Volume 1, Issue 2
An Explosive Theory About Volcanoes
The hulking steel volcano simulator in UC Berkeley professor Michael Manga's laboratory is a far cry from the baking soda-and-vinegar science fair projects of our youth. Of course, that's to be expected. What's unusual is that Manga, a professor of earth and planetary science, is trying to answer the same question posed by the quintessential science class experiment: Why do volcanoes erupt?
Michael Manga is also part of a NASA-funded project to analyze Mars's natural history and the possibility that the planet could have supported life. Five of the 10 team members are professors in UC Berkeley's Department of Earth and Planetary Sciences.
More specifically, Manga's research explains why volcanoes sometimes erupt by oozing lava and other times violently burst ash into the air. Understanding what makes magma erupt in these two very different ways, sometimes from the same volcano, could help scientists determine how hazardous a particular volcano may be.
"Many people live on volcanoes," Manga says. "Knowing when a volcano may be dangerous could help us warn people appropriately. It's way too expensive to tell people to evacuate if nothing ends up happening."
The two types of volcanic eruptions are known as explosive and effusive. Mount Saint Helens' 1980 explosive eruption caused the death of 58 people and more than $1.2 billion in property damage. The slow creep of lava from Hawaii's Kilauea volcano is effusive--visitors flock to the area to watch the honey-like flow.
For many years, scientists believed that explosive eruptions are caused when rising magma breaks as it moves. To demonstrate, Manga grabs a hunk of Silly Putty.
"Silly Putty and magma are similar," he says, tugging on the rubbery substance. "If you deform it slowly enough, it flows. But if you pull it hard, it breaks."
Inside a volcano, the breakage of magma, known as fragmentation, releases gas bubbles trapped in the liquid. The pressure of the escaping gas was thought to propel the fragmented magma, in the form of ash, out of the volcano much like soda squirts from a soft drink bottle if you shake it before popping the top.
But in November, Manga and graduate student Helge Gonnermann published a hypothesis in the journal Nature proposing that fragmentation is also evident in effusive eruptions. According to their report, fragmentation is not the sole cause of explosive eruptions. In fact, they wrote, if the magma repeatedly fragments as it rises to the surface, the steady escape of the gas pressure prevents an explosive eruption. Volcanoes, they went on to say, only explode when the magma rises so quickly that the pressure builds faster than it's released.

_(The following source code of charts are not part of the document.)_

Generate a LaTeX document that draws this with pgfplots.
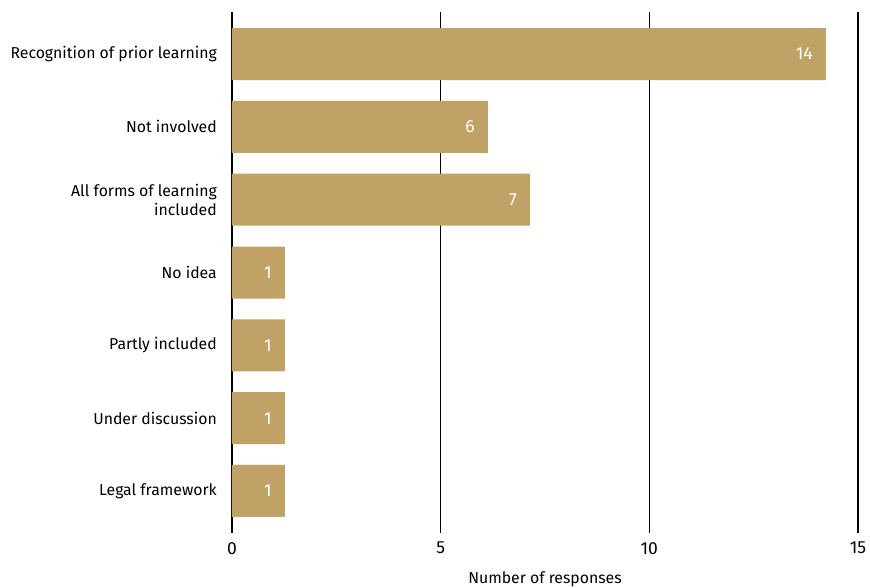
\documentclass[border=0pt]{standalone}
\usepackage{pgfplots}
\pgfplotsset{compat=1.18}
\usepackage{fontspec}
\setmainfont{Fira Sans}
\definecolor{barcol}{HTML}{C1A266}
\begin{document}
\begin{tikzpicture}
\path[use as bounding box] (-232pt,-54pt) rectangle (638pt,533pt);
\begin{axis}[
  at={(0,0)}, anchor=south west,
  scale only axis, width=626pt, height=521pt,
  xbar, bar width=52pt,
  xmin=0, xmax=15,
  ymin=-0.577, ymax=6.577, y dir=reverse,
  ytick={0,...,6},
  yticklabels={Recognition of prior learning, Not involved, {All forms of learning\\included}, No idea, Partly included, Under discussion, Legal framework},
  xtick={0,5,10,15},
  xmajorgrids, grid style={black, line width=1.1pt},
  axis line style={draw=none},
  major tick length=0pt,
  /pgf/number format/assume math mode=true,
  x tick label style={font=\fontsize{17.5}{20}\selectfont, inner sep=0pt, anchor=north, yshift=-9pt},
  y tick label style={font=\fontsize{15.8}{19}\selectfont, align=right, inner sep=0pt, anchor=east, xshift=-15pt},
  xlabel={Number of responses},
  xlabel style={font=\fontsize{15.8}{19}\selectfont, at={(axis description cs:0.5,0)}, anchor=north, inner sep=0pt, yshift=-38pt},
  point meta=explicit symbolic,
  nodes near coords,
  every node near coord/.append style={anchor=east, text=white, inner sep=0pt, xshift=-13pt, font=\fontsize{17.5}{20}\selectfont},
]
\addplot[fill=barcol, draw=none] coordinates {
  (14.23,0) [14]
  (6.13,1) [6]
  (7.14,2) [7]
  (1.27,3) [1]
  (1.27,4) [1]
  (1.27,5) [1]
  (1.27,6) [1]
};
\end{axis}
\end{tikzpicture}
\end{document}
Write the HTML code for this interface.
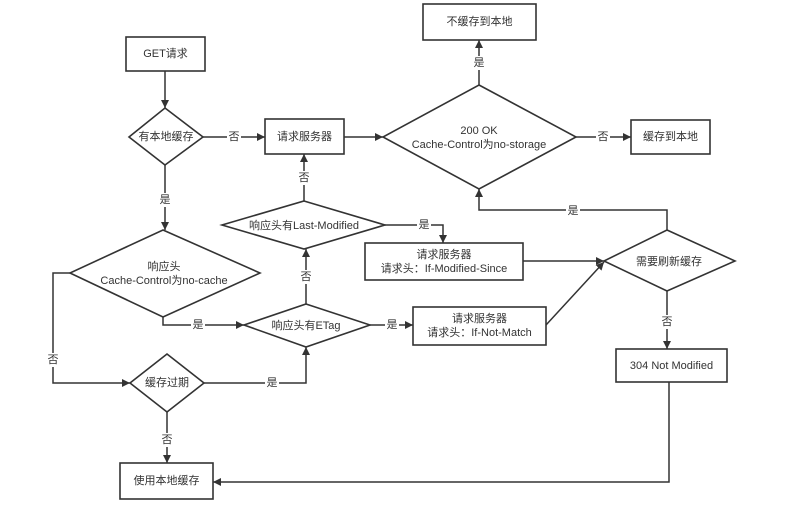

"Whether a volcano erupts explosively or not depends on the amount of bubbles inside the magma and how much, or how quickly, the pressure changes," Manga says.
The Little Glass Mountain obsidian flow, the result of late Holocene eruptive activity on the eastern flanks of northern California's Medicine Lake shield volcano, the largest volcano in the Cascade Range. Mt. Shasta, an active volcano, is in the background. (courtesy Helge Gonnermann)
The researchers first realized that fragmentation may be universal across eruptions while studying obsidian created by an effusive eruption at California's Big Glass Mountain volcano. The multi-colored bands visible in the rock hinted that the magma had fragmented, reannealed, and deformed as it ascended.
A 2-cm wide slice through a piece of banded obsidian from Big Glass Mountain in northern California. The bands, which contain different concentrations of microcrystals of the mineral pyroxene, are created by shear forces as the magma rises under the volcano and as it flows on the surface. (courtesy Helge Gonnermann)
Currently, Manga and Atsuko Namiki, a post-doctoral researcher in the laboratory, are using the volcano simulator to test their theories and models about how and why magma fragments. A corn syrup-like liquid is held in the machine's sample chamber, separated from the vacuum chamber by diaphragms. Decreasing the pressure in the vacuum chamber causes the diaphragms to break. Once exposed to the pressure change, the sample liquid expands and blows out the top. A high-speed video camera captures 2,000 frames per second, enabling the researchers to analyze the liquid fragmentation.
"These kinds of experiments help us predict whether something like a big landslide at Mount Saint Helens, for example, would change the pressure enough to cause an explosive eruption," Manga says.
Along with volcano simulators, Manga and his colleagues build unusual models of various planets' entire geological systems. Massive plexiglass vats of corn syrup are heated and cooled from the top and bottom to provide insight into how rock melts and moves through a planet's mantle. In just one day, the researchers can simulate billions of years of Earth's geophysical history. Gaining a better understanding of geophysical fundamentals such as how fluids carry heat through a planet's mantle, Manga says, is important to all of their research efforts.
Post-doctoral research Atsuko Namiki with a volcano simulator. She mixes the various syrupy fluids used in the experiment herself so that they exhibit desired properties.
"Kids have been doing science fair projects about these things forever," he says. "But there are so many simple questions that we just can't answer yet."